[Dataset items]
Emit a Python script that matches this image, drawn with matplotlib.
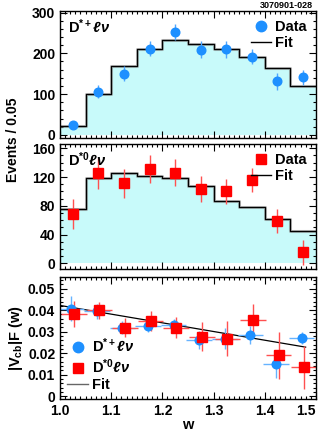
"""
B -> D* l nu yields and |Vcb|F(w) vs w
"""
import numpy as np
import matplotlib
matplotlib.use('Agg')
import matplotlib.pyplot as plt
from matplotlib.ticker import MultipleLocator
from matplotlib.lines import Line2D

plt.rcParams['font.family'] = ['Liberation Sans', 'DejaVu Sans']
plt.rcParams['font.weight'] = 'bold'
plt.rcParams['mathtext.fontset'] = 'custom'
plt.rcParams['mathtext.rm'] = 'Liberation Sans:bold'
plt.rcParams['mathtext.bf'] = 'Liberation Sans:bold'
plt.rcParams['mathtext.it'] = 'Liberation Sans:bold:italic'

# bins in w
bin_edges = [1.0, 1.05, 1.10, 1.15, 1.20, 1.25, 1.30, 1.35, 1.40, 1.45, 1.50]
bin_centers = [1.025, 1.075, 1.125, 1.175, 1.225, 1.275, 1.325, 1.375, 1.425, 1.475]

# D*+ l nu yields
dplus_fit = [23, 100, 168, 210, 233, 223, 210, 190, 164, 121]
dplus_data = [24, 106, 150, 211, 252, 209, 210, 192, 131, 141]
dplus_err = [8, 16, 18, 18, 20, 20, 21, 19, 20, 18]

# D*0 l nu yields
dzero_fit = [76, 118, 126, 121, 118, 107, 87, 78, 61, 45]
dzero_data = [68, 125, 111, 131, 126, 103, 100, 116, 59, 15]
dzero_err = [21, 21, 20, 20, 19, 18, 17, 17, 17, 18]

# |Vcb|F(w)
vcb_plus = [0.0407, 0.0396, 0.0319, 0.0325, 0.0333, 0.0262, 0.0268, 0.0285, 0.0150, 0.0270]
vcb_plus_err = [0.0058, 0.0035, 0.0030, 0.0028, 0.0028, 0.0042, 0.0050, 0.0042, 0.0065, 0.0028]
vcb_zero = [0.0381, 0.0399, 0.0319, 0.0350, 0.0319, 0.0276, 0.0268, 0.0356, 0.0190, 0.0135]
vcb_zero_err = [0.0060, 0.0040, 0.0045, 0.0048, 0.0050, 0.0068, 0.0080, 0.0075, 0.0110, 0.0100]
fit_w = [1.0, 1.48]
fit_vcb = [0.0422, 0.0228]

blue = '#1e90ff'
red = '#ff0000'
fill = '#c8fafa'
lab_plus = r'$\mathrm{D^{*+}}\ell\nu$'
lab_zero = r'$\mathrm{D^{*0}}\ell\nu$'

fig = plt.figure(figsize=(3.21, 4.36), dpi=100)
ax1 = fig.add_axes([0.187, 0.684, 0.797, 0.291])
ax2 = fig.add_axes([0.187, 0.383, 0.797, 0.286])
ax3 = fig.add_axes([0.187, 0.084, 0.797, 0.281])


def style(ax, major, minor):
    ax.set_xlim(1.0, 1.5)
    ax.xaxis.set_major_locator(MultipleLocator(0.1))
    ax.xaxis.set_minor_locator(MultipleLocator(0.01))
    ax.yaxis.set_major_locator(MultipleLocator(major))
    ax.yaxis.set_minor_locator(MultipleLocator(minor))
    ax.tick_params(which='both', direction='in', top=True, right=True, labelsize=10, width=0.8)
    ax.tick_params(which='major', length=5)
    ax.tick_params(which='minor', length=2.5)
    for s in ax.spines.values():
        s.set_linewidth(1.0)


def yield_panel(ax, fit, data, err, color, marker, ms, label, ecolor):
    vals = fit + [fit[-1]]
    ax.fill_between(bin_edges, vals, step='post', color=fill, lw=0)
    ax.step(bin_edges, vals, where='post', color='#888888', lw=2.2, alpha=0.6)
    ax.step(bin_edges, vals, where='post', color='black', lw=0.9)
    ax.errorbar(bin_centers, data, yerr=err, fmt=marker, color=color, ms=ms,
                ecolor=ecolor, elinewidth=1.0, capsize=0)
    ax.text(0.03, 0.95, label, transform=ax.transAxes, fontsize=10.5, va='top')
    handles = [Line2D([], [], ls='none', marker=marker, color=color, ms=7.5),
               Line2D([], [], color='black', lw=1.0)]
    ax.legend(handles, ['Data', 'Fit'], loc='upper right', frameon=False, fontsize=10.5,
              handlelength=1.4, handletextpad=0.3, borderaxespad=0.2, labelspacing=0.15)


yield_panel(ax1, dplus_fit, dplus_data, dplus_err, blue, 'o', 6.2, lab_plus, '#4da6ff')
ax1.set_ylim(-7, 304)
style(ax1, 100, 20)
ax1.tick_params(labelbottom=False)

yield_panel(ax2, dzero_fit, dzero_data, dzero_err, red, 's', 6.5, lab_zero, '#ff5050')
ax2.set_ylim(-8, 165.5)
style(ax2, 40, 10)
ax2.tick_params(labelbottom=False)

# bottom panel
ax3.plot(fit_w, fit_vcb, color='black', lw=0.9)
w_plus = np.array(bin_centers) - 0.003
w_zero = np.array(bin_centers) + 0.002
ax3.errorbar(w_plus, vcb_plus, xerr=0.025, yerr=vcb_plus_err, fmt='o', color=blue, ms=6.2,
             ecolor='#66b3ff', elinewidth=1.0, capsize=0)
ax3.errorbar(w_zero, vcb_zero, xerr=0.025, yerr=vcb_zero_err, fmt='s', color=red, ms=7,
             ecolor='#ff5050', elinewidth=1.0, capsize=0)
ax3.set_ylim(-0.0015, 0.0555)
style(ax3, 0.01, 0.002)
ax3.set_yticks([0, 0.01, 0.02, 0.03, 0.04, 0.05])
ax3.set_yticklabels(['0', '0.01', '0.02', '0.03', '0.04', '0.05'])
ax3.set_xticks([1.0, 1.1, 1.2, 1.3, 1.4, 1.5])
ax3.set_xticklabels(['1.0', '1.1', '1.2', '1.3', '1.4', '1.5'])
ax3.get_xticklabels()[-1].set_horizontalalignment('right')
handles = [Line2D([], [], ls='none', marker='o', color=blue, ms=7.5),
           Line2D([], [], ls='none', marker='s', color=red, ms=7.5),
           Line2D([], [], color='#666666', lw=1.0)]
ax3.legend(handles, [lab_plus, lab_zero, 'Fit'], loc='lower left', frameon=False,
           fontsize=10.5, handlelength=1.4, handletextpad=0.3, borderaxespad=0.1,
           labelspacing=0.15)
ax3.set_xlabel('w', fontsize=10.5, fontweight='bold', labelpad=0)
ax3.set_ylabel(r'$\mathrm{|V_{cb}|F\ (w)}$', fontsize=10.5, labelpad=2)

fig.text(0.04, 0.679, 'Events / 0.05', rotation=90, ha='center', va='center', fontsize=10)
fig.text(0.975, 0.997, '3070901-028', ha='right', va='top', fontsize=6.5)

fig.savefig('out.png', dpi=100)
==
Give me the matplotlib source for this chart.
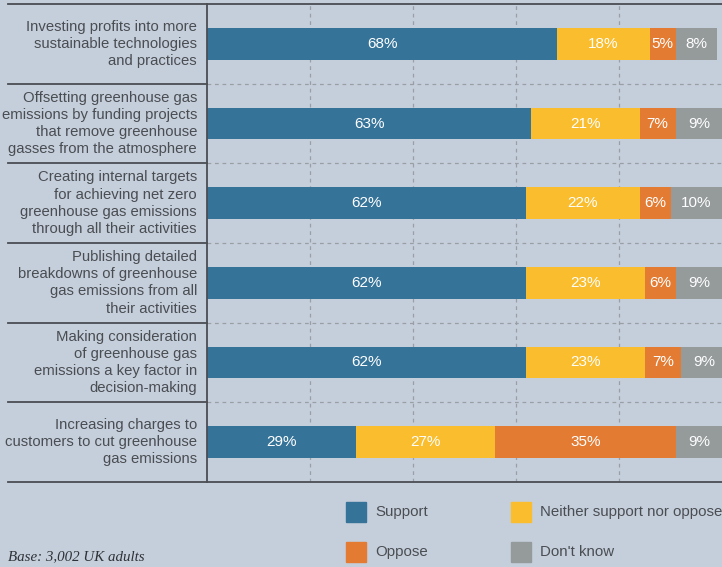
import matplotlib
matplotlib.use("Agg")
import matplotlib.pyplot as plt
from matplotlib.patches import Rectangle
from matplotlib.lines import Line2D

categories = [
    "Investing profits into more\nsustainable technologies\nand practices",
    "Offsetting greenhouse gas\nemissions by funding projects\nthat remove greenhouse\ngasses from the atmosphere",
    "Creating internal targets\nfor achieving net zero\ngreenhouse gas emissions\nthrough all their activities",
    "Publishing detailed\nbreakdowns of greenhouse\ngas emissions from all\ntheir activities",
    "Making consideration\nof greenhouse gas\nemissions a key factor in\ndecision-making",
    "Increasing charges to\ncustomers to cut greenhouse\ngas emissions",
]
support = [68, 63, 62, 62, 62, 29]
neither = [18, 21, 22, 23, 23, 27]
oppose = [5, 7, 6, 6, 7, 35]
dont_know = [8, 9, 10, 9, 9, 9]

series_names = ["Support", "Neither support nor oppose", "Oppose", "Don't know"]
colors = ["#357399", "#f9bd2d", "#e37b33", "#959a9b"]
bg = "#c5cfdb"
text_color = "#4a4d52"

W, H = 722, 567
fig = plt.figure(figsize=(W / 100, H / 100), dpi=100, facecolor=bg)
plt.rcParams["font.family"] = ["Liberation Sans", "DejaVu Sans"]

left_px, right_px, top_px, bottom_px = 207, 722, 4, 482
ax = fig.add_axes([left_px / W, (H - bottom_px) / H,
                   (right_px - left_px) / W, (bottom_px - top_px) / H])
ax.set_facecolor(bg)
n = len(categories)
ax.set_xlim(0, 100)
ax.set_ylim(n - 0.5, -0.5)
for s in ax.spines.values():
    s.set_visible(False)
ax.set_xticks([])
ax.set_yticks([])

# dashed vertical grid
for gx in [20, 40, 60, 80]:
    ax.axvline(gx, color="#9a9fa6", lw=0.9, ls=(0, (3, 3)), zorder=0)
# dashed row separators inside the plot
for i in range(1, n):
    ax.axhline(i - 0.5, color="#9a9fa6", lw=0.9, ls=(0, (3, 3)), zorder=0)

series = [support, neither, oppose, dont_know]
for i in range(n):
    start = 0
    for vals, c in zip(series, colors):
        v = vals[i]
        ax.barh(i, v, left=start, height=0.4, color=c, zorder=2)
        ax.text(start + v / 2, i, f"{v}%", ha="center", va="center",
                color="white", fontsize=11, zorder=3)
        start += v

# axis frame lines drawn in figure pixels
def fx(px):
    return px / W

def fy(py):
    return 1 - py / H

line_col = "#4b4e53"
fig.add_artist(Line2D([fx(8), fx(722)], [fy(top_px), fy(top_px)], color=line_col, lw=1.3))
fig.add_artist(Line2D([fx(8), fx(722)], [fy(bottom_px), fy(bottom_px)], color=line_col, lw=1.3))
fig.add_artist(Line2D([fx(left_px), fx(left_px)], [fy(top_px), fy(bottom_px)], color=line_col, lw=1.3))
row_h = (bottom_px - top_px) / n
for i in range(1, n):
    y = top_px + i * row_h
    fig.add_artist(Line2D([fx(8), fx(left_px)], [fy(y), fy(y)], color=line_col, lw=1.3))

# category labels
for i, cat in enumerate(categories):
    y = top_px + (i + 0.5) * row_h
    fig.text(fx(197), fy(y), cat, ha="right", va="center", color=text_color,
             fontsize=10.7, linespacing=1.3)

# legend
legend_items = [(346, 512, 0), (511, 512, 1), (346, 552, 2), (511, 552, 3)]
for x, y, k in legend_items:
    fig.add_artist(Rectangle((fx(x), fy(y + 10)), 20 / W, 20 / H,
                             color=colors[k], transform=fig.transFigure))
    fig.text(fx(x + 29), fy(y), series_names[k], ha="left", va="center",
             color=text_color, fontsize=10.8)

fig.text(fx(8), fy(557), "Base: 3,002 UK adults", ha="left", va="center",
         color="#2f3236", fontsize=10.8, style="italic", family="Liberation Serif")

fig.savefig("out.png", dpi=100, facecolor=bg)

_Problem_. Leaving out all pictures, set down exactly the lines of the material above, from the line with "Emit a Python" to the line with "fit_vcb = [0.0422, 0.0228]" inclusive, and no others.

_Answer to the task_.
Emit a Python script that matches this image, drawn with matplotlib.
"""
B -> D* l nu yields and |Vcb|F(w) vs w
"""
import numpy as np
import matplotlib
matplotlib.use('Agg')
import matplotlib.pyplot as plt
from matplotlib.ticker import MultipleLocator
from matplotlib.lines import Line2D

plt.rcParams['font.family'] = ['Liberation Sans', 'DejaVu Sans']
plt.rcParams['font.weight'] = 'bold'
plt.rcParams['mathtext.fontset'] = 'custom'
plt.rcParams['mathtext.rm'] = 'Liberation Sans:bold'
plt.rcParams['mathtext.bf'] = 'Liberation Sans:bold'
plt.rcParams['mathtext.it'] = 'Liberation Sans:bold:italic'

# bins in w
bin_edges = [1.0, 1.05, 1.10, 1.15, 1.20, 1.25, 1.30, 1.35, 1.40, 1.45, 1.50]
bin_centers = [1.025, 1.075, 1.125, 1.175, 1.225, 1.275, 1.325, 1.375, 1.425, 1.475]

# D*+ l nu yields
dplus_fit = [23, 100, 168, 210, 233, 223, 210, 190, 164, 121]
dplus_data = [24, 106, 150, 211, 252, 209, 210, 192, 131, 141]
dplus_err = [8, 16, 18, 18, 20, 20, 21, 19, 20, 18]

# D*0 l nu yields
dzero_fit = [76, 118, 126, 121, 118, 107, 87, 78, 61, 45]
dzero_data = [68, 125, 111, 131, 126, 103, 100, 116, 59, 15]
dzero_err = [21, 21, 20, 20, 19, 18, 17, 17, 17, 18]

# |Vcb|F(w)
vcb_plus = [0.0407, 0.0396, 0.0319, 0.0325, 0.0333, 0.0262, 0.0268, 0.0285, 0.0150, 0.0270]
vcb_plus_err = [0.0058, 0.0035, 0.0030, 0.0028, 0.0028, 0.0042, 0.0050, 0.0042, 0.0065, 0.0028]
vcb_zero = [0.0381, 0.0399, 0.0319, 0.0350, 0.0319, 0.0276, 0.0268, 0.0356, 0.0190, 0.0135]
vcb_zero_err = [0.0060, 0.0040, 0.0045, 0.0048, 0.0050, 0.0068, 0.0080, 0.0075, 0.0110, 0.0100]
fit_w = [1.0, 1.48]
fit_vcb = [0.0422, 0.0228]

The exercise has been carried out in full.